The ceo said that Walmart is changing its growth strategy for Jet.com. Rather than invest in growing the business across the U.S., it will only push the site in urban areas. “Jet in the New York-metro area has a lot of traction and is very well known,” McMillon said. “It’s really just a positioning choice. We wanted to keep our minds open when we acquired Jet. Out thoughts before we bought it were confirmed. Jet reaches some parts of the country. Jet will start to grow again in the future and walmart.com will be broad and grow across the country.”
McMillion said that in terms of e-commerce, the future holds more mergers and acquisitions. “We’re going to do that at times when an acquisition makes sense because you can accelerate assortment,” he said, without elaborating.

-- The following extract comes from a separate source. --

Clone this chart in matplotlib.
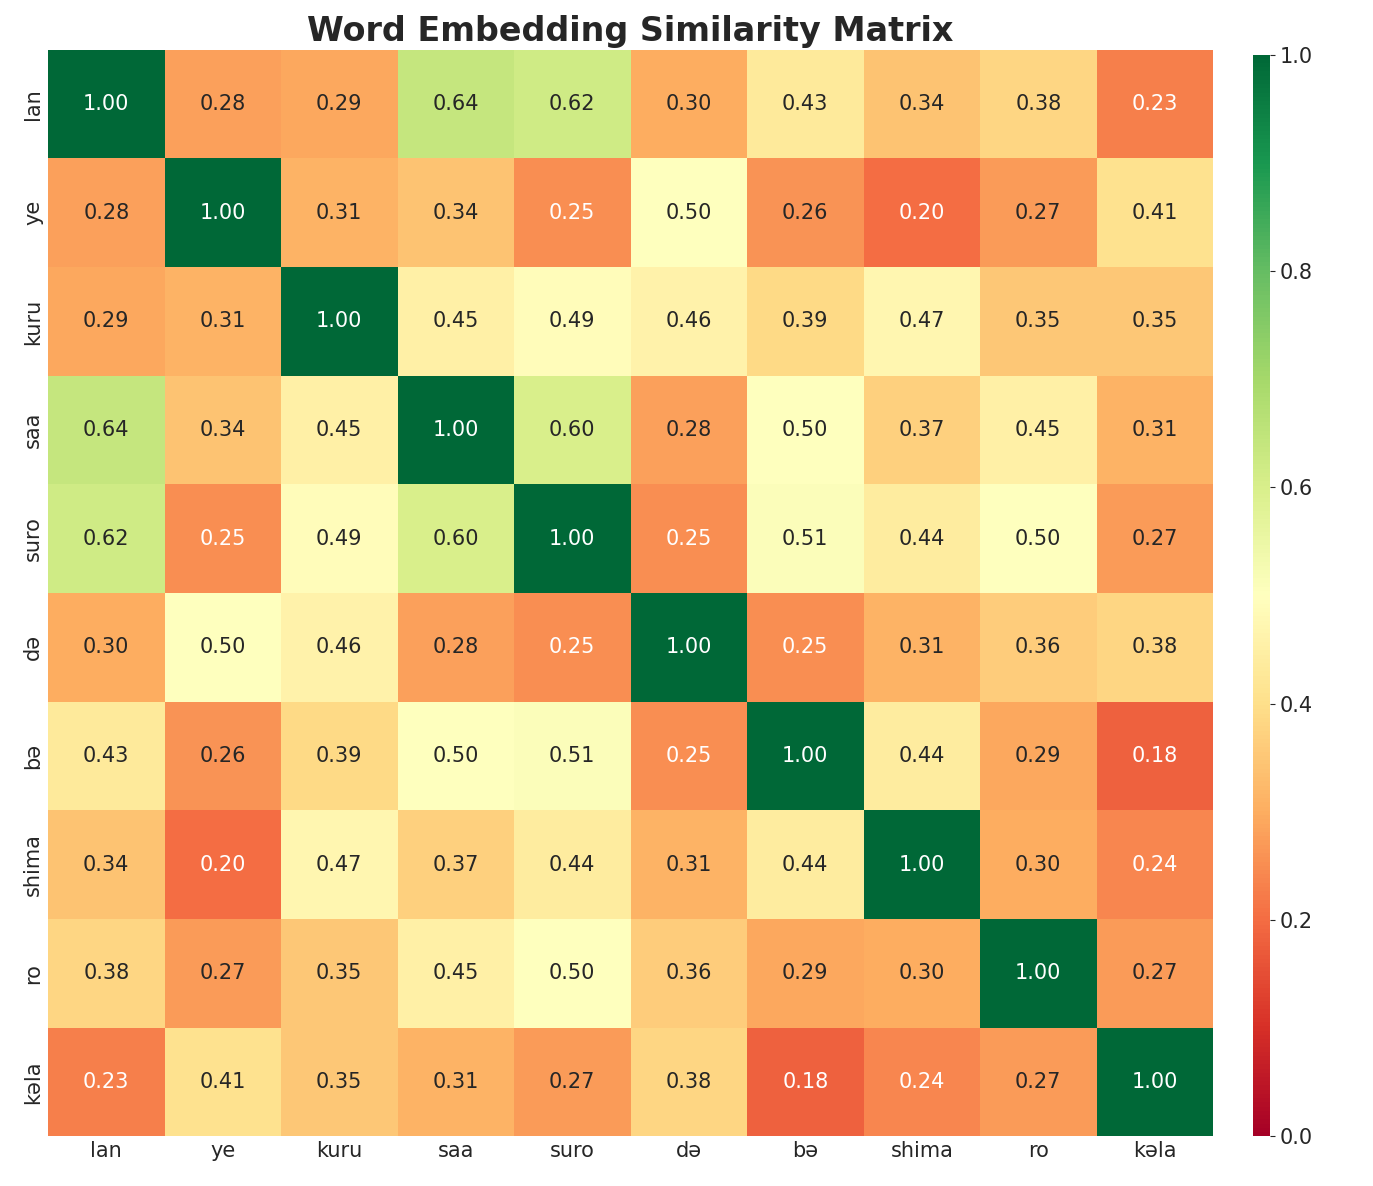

The specter of Amazon was present as McMillion took pains to play up Walmart’s grocery and fresh businesses. “We gained a lot of market share particularly in food in the fourth-quarter. If that continues, how do we think about Walmart’s profitability,” he said, referring to the grocery sector’s razor-thin margins. “The diversity of our portfolio gives us more options.”
Gross margins declined by 61 basis points in the fourth quarter to 24.1, and dropped 26 basis points for the full year to 24.7 due to investments in hourly wage increases and bonuses for sales associates, training academies and lower pricing. Other impacts included the closure of 63 underperforming Sam’s Club units and exiting the first party e-commerce business in Brazil and the divestiture of Suburbia. As a measure of how intense the competition with Amazon has become, Walmart last week said it will offer free two-day shipping to Sam’s Club members.
Jet.com’s smart cart technology is also helping by encouraging customers to receive discounts by buying more products across different categories. “If you want to buy a single can of corn for under $1, there’s not going to be a better way than Supercenters,” said Brett Biggs, executive vice president and chief financial officer. “We can start to change the economics of e-commerce to be profitable with a blended basket. You can see it in the fourth-quarter pricing choices we made, that we’re really interested in building smart basket profitability.”
Walmart shares dropped 9.10 percent or $9.53 to $95.23 in morning trading on the New York Stock Exchange.